In this paper, the results of electromagnetic field computations using the finite-difference time-domain (FDTD) method are presented. Specifically, the propagation of an electromagnetic field caused by a lightning event on the Gaisberg mountain (Salzburg, Austria) was simulated. To initialize the FDTD simulation domain, digital elevation model (DEM) data of the real propagation paths from the Gaisberg to seven different sensors of the lightning detection network ALDIS were used. To model the lightning channel, the MTLE (modified transmission line model with exponential decay) was applied, and the lightning current measured at the top of the tower, that is, at the base of the lightning channel, was used as the current source in the simulation. This way, the electromagnetic fields were simulated for the different propagation paths, and the resulting peak values of the magnetic (H) fields at the ALDIS sensor locations were compared with the values actually measured by the ALDIS sensors.

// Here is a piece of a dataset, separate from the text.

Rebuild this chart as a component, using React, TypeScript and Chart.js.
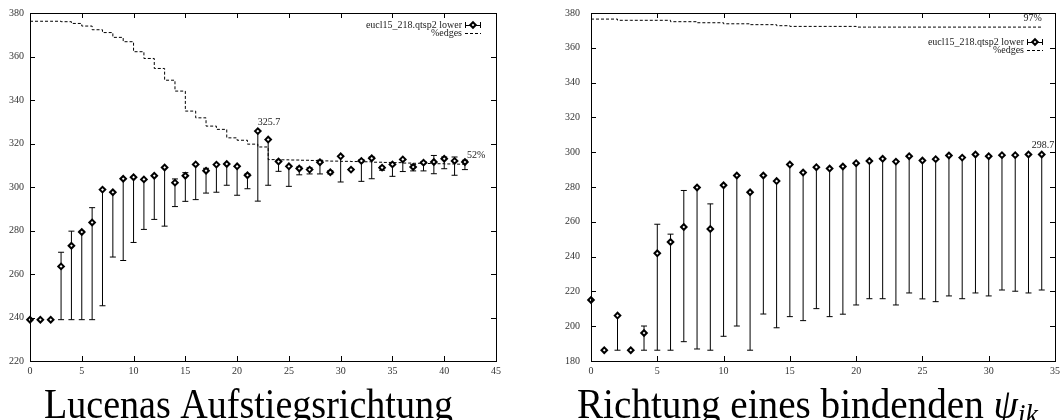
import React, { useEffect, useRef } from "react";
import { Chart, registerables } from "chart.js";

Chart.register(...registerables);

// ---------------- Left panel data ----------------
const leftX = [0, 1, 2, 3, 4, 5, 6, 7, 8, 9, 10, 11, 12, 13, 14, 15, 16, 17, 18, 19, 20, 21, 22, 23, 24, 25, 26, 27, 28, 29, 30, 31, 32, 33, 34, 35, 36, 37, 38, 39, 40, 41, 42];
const leftLower = [239, 239, 239, 263.5, 273.0, 279.3, 283.7, 298.8, 297.6, 303.8, 304.5, 303.5, 305.2, 309.0, 302.0, 305.2, 310.4, 307.5, 310.3, 310.6, 309.5, 305.4, 325.7, 321.8, 311.7, 309.5, 308.5, 308.0, 311.4, 306.8, 314.1, 308.0, 312.0, 313.2, 308.9, 310.4, 312.7, 309.2, 311.2, 311.5, 313.0, 312.0, 311.5];
const leftErrLow = [239, 239, 239, 239, 239, 239, 239, 245.4, 267.8, 266.2, 274.5, 280.5, 285.1, 282.0, 291.0, 293.4, 294.2, 297.2, 297.6, 300.8, 296.2, 299.2, 293.5, 300.8, 307.2, 300.3, 305.6, 306.0, 306.0, 306.0, 302.3, 307.6, 302.6, 303.8, 307.7, 304.9, 307.1, 307.4, 307.4, 306.1, 308.4, 305.4, 308.0];
const leftErrHigh = [239, 239, 239, 270.0, 279.7, 279.7, 290.5, 298.8, 297.6, 303.8, 304.5, 303.5, 305.2, 309.0, 303.7, 306.6, 310.4, 308.6, 310.3, 310.6, 309.5, 306.0, 325.7, 321.8, 312.3, 309.5, 309.2, 308.8, 312.3, 307.5, 314.4, 308.4, 312.6, 313.8, 309.5, 311.0, 312.7, 310.4, 311.7, 314.5, 313.8, 313.8, 312.3];
const leftEdges = [376.2, 376.2, 376.2, 376.0, 375.2, 374.0, 372.3, 371.0, 368.8, 366.8, 362.2, 359.1, 354.5, 349.1, 344.1, 334.9, 331.8, 328.0, 326.5, 322.6, 321.5, 319.7, 318.4, 312.6, 312.5, 312.4, 312.3, 312.2, 312.0, 311.9, 311.8, 311.7, 311.6, 311.4, 311.3, 311.2, 311.0, 310.9, 310.8, 310.7, 310.6, 310.5, 310.4];
const leftXTicks = [0, 5, 10, 15, 20, 25, 30, 35, 40, 45];
const leftYTicks = [220, 240, 260, 280, 300, 320, 340, 360, 380];
const leftAnnotations = [
  { text: "325.7", x: 22, y: 325.7, align: "left" },
  { text: "52%", x: 42.2, y: 310.4, align: "left" },
];
const leftCaption = [{ text: "Lucenas Aufstiegsrichtung", italic: false, sub: false }];

// ---------------- Right panel data ----------------
const rightX = [0, 1, 2, 3, 4, 5, 6, 7, 8, 9, 10, 11, 12, 13, 14, 15, 16, 17, 18, 19, 20, 21, 22, 23, 24, 25, 26, 27, 28, 29, 30, 31, 32, 33, 34];
const rightLower = [215.1, 186.2, 206.1, 186.2, 196.1, 241.9, 248.4, 257.0, 279.7, 255.9, 281.0, 286.6, 277.0, 286.6, 283.4, 292.9, 288.3, 291.4, 290.6, 291.8, 293.7, 294.9, 296.2, 294.6, 297.7, 295.2, 296.0, 298.1, 296.9, 298.7, 297.7, 298.3, 298.3, 298.7, 298.7];
const rightErrLow = [215.1, 186.2, 186.2, 186.2, 186.2, 186.2, 186.2, 191.1, 186.9, 186.2, 194.2, 200.1, 186.2, 207.0, 199.1, 205.5, 203.2, 210.1, 205.5, 206.9, 212.2, 215.8, 215.8, 212.2, 219.1, 215.7, 214.1, 217.4, 215.8, 219.1, 217.4, 220.8, 220.1, 219.1, 220.8];
const rightErrHigh = [215.1, 186.2, 206.1, 186.2, 200.1, 258.6, 252.9, 278.0, 279.7, 270.3, 281.0, 286.6, 277.0, 286.6, 283.4, 292.9, 288.3, 291.4, 290.6, 291.8, 293.7, 294.9, 296.2, 294.6, 297.7, 295.2, 296.0, 298.1, 296.9, 298.7, 297.7, 298.3, 298.3, 298.7, 298.7];
const rightEdges = [376.5, 376.5, 375.8, 375.8, 375.8, 375.8, 375.0, 375.0, 374.4, 374.4, 373.8, 373.8, 373.3, 373.3, 372.7, 372.3, 372.3, 372.3, 372.3, 372.3, 371.9, 371.9, 371.9, 371.9, 371.9, 371.9, 371.9, 371.9, 371.9, 371.9, 371.9, 371.9, 371.9, 371.9, 371.9];
const rightXTicks = [0, 5, 10, 15, 20, 25, 30, 35];
const rightYTicks = [180, 200, 220, 240, 260, 280, 300, 320, 340, 360, 380];
const rightAnnotations = [
  { text: "97%", x: 34, y: 371.9, align: "right" },
  { text: "298.7", x: 33.25, y: 298.7, align: "left" },
];
const rightCaption = [
  { text: "Richtung eines bindenden ", italic: false, sub: false },
  { text: "ψ", italic: true, sub: false },
  { text: "ik", italic: true, sub: true },
];

const seriesName = "eucl15_218.qtsp2 lower";
const edgesName = "%edges";

const SERIF = "'Liberation Serif', 'DejaVu Serif', serif";

type Panel = {
  left: number;
  width: number;
  x: number[];
  value: number[];
  low: number[];
  high: number[];
  edges: number[];
  xTicks: number[];
  yTicks: number[];
  annotations: { text: string; x: number; y: number; align: string }[];
  caption: { text: string; italic: boolean; sub: boolean }[];
  captionCenter: number;
  captionWidth: number;
  yAxisWidth: number;
  yLabelPad: number;
  padRight: number;
  legendTextRight: number;
  legendTop: number;
};

const gnuPlugin = {
  id: "gnu",
  beforeDatasetsDraw(chart: any) {
    const o = chart.options.plugins.gnu as Panel;
    const ctx = chart.ctx;
    const xs = chart.scales.x;
    const ys = chart.scales.y;
    ctx.save();
    ctx.strokeStyle = "#000";
    ctx.lineWidth = 1;
    o.x.forEach((xv, i) => {
      const lo = o.low[i];
      const hi = o.high[i];
      if (hi - lo < 0.3) return;
      const px = xs.getPixelForValue(xv);
      const yl = ys.getPixelForValue(lo);
      const yh = ys.getPixelForValue(hi);
      ctx.beginPath();
      ctx.moveTo(px, yl);
      ctx.lineTo(px, yh);
      ctx.moveTo(px - 3, yl);
      ctx.lineTo(px + 3, yl);
      ctx.moveTo(px - 3, yh);
      ctx.lineTo(px + 3, yh);
      ctx.stroke();
    });
    ctx.restore();
  },
  afterDraw(chart: any) {
    const o = chart.options.plugins.gnu as Panel;
    const ctx = chart.ctx;
    const xs = chart.scales.x;
    const ys = chart.scales.y;
    const { left, right, top, bottom } = chart.chartArea;
    ctx.save();
    ctx.strokeStyle = "#000";
    ctx.lineWidth = 1;
    ctx.strokeRect(Math.round(left) + 0.5, Math.round(top) + 0.5, Math.round(right) - Math.round(left), Math.round(bottom) - Math.round(top));
    const tl = 5;
    ctx.beginPath();
    o.xTicks.forEach((t) => {
      const px = Math.round(xs.getPixelForValue(t)) + 0.5;
      ctx.moveTo(px, bottom);
      ctx.lineTo(px, bottom - tl);
      ctx.moveTo(px, top);
      ctx.lineTo(px, top + tl);
    });
    o.yTicks.forEach((t) => {
      const py = Math.round(ys.getPixelForValue(t)) + 0.5;
      ctx.moveTo(left, py);
      ctx.lineTo(left + tl, py);
      ctx.moveTo(right, py);
      ctx.lineTo(right - tl, py);
    });
    ctx.stroke();

    ctx.fillStyle = "#222";
    ctx.font = `10px ${SERIF}`;
    ctx.textBaseline = "alphabetic";
    o.annotations.forEach((a) => {
      ctx.textAlign = a.align as CanvasTextAlign;
      ctx.fillText(a.text, xs.getPixelForValue(a.x), ys.getPixelForValue(a.y) - 6);
    });

    const tr = right - o.legendTextRight;
    const y1 = top + o.legendTop;
    const y2 = y1 + 8;
    ctx.textAlign = "right";
    ctx.textBaseline = "middle";
    ctx.fillText(seriesName, tr, y1);
    ctx.fillText(edgesName, tr, y2);
    const s0 = tr + 3;
    const s1 = tr + 19;
    ctx.beginPath();
    ctx.moveTo(s0, Math.round(y1) + 0.5);
    ctx.lineTo(s1, Math.round(y1) + 0.5);
    ctx.moveTo(s0 + 0.5, y1 - 3);
    ctx.lineTo(s0 + 0.5, y1 + 3);
    ctx.moveTo(s1 - 0.5, y1 - 3);
    ctx.lineTo(s1 - 0.5, y1 + 3);
    ctx.stroke();
    const mx = (s0 + s1) / 2;
    ctx.beginPath();
    ctx.moveTo(mx, y1 - 2.8);
    ctx.lineTo(mx + 2.8, y1);
    ctx.lineTo(mx, y1 + 2.8);
    ctx.lineTo(mx - 2.8, y1);
    ctx.closePath();
    ctx.fillStyle = "#fff";
    ctx.fill();
    ctx.lineWidth = 2;
    ctx.stroke();
    ctx.lineWidth = 1;
    ctx.setLineDash([3, 2]);
    ctx.beginPath();
    ctx.moveTo(s0, Math.round(y2) + 0.5);
    ctx.lineTo(s1, Math.round(y2) + 0.5);
    ctx.stroke();
    ctx.setLineDash([]);

    const base = 42;
    const fontFor = (p: { italic: boolean; sub: boolean }) =>
      `${p.italic ? "italic " : ""}${p.sub ? Math.round(base * 0.72) : base}px ${SERIF}`;
    let total = 0;
    const widths = o.caption.map((p) => {
      ctx.font = fontFor(p);
      const w = ctx.measureText(p.text).width;
      total += w;
      return w;
    });
    const sx = o.captionWidth / total;
    const cx = o.captionCenter - chart.canvas.offsetLeft;
    ctx.translate(cx - o.captionWidth / 2, 418);
    ctx.scale(sx, 1);
    ctx.fillStyle = "#000";
    ctx.textAlign = "left";
    ctx.textBaseline = "alphabetic";
    let xx = 0;
    o.caption.forEach((p, i) => {
      ctx.font = fontFor(p);
      ctx.fillText(p.text, xx, p.sub ? 6 : 0);
      xx += widths[i];
    });
    ctx.restore();
  },
};

function makeConfig(p: Panel, yMin: number, yMax: number, xMax: number): any {
  const tickFont = { family: SERIF, size: 10 };
  return {
    type: "scatter",
    data: {
      datasets: [
        {
          type: "scatter",
          label: seriesName,
          data: p.x.map((x, i) => ({ x, y: p.value[i] })),
          pointStyle: "rectRot",
          pointRadius: 2.8,
          borderWidth: 2,
          borderColor: "#000",
          backgroundColor: "#fff",
          clip: false,
          order: 0,
        },
        {
          type: "line",
          label: edgesName,
          data: p.x.map((x, i) => ({ x, y: p.edges[i] })),
          borderColor: "#000",
          borderWidth: 1,
          borderDash: [3, 2],
          stepped: true,
          pointRadius: 0,
          fill: false,
          clip: false,
          order: 1,
        },
      ],
    },
    options: {
      animation: false,
      responsive: false,
      maintainAspectRatio: false,
      events: [],
      layout: { padding: { top: 13, right: p.padRight, bottom: 44, left: 0 } },
      plugins: { legend: { display: false }, tooltip: { enabled: false }, gnu: p },
      scales: {
        x: {
          type: "linear",
          min: 0,
          max: xMax,
          grid: { display: false, drawTicks: false },
          border: { display: false },
          ticks: { font: tickFont, color: "#333", padding: 4, maxRotation: 0, autoSkip: false },
          afterBuildTicks: (s: any) => {
            s.ticks = p.xTicks.map((v) => ({ value: v }));
          },
          afterFit: (s: any) => {
            s.height = 15;
            s.paddingLeft = 0;
            s.paddingRight = 0;
          },
        },
        y: {
          type: "linear",
          min: yMin,
          max: yMax,
          grid: { display: false, drawTicks: false },
          border: { display: false },
          ticks: { font: tickFont, color: "#333", padding: p.yLabelPad },
          afterBuildTicks: (s: any) => {
            s.ticks = p.yTicks.map((v) => ({ value: v }));
          },
          afterFit: (s: any) => {
            s.width = p.yAxisWidth;
            s.paddingTop = 0;
            s.paddingBottom = 0;
          },
        },
      },
    },
    plugins: [gnuPlugin],
  };
}

const leftPanel: Panel = {
  left: 0,
  width: 530,
  x: leftX,
  value: leftLower,
  low: leftErrLow,
  high: leftErrHigh,
  edges: leftEdges,
  xTicks: leftXTicks,
  yTicks: leftYTicks,
  annotations: leftAnnotations,
  caption: leftCaption,
  captionCenter: 248.5,
  captionWidth: 409,
  yAxisWidth: 30,
  yLabelPad: 6,
  padRight: 34,
  legendTextRight: 34,
  legendTop: 12,
};

const rightPanel: Panel = {
  left: 535,
  width: 526,
  x: rightX,
  value: rightLower,
  low: rightErrLow,
  high: rightErrHigh,
  edges: rightEdges,
  xTicks: rightXTicks,
  yTicks: rightYTicks,
  annotations: rightAnnotations,
  caption: rightCaption,
  captionCenter: 807.5,
  captionWidth: 461,
  yAxisWidth: 56,
  yLabelPad: 11,
  padRight: 4,
  legendTextRight: 31,
  legendTop: 29,
};

function Panel({ p, yMin, yMax, xMax }: { p: Panel; yMin: number; yMax: number; xMax: number }) {
  const ref = useRef<HTMLCanvasElement>(null);
  useEffect(() => {
    if (!ref.current) return;
    const chart = new Chart(ref.current, makeConfig(p, yMin, yMax, xMax));
    return () => chart.destroy();
  }, []);
  return (
    <canvas
      ref={ref}
      width={p.width}
      height={420}
      style={{ position: "absolute", left: p.left, top: 0, width: p.width, height: 420 }}
    />
  );
}

export default function App() {
  return (
    <div
      style={{
        position: "absolute",
        left: 0,
        top: 0,
        width: 1061,
        height: 420,
        overflow: "hidden",
        background: "#fff",
      }}
    >
      <Panel p={leftPanel} yMin={220} yMax={380} xMax={45} />
      <Panel p={rightPanel} yMin={180} yMax={380} xMax={35} />
    </div>
  );
}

The results of the 3D FDTD computations correlate well with the values actually recorded by the sensors for a given event, while the cylindrical symmetrical 2D FDTD simulation is not capable of reproducing the values measured. This can be explained by the fact that the complex terrain of the Alpine region with its reflections and diffraction phenomena in valleys and on mountain ridges cannot be represented accurately in 2D FDTD simulations. Furthermore, by using a set of sensor values from 54 (normalized) events, we were able to verify that a strike on top of a mountain can lead to higher values compared to a strike on flat terrain. This is due to the specific topography from the strike point in the given direction of propagation. In general, rough terrain like the Austrian Alps has an attenuating effect on the propagating electromagnetic fields.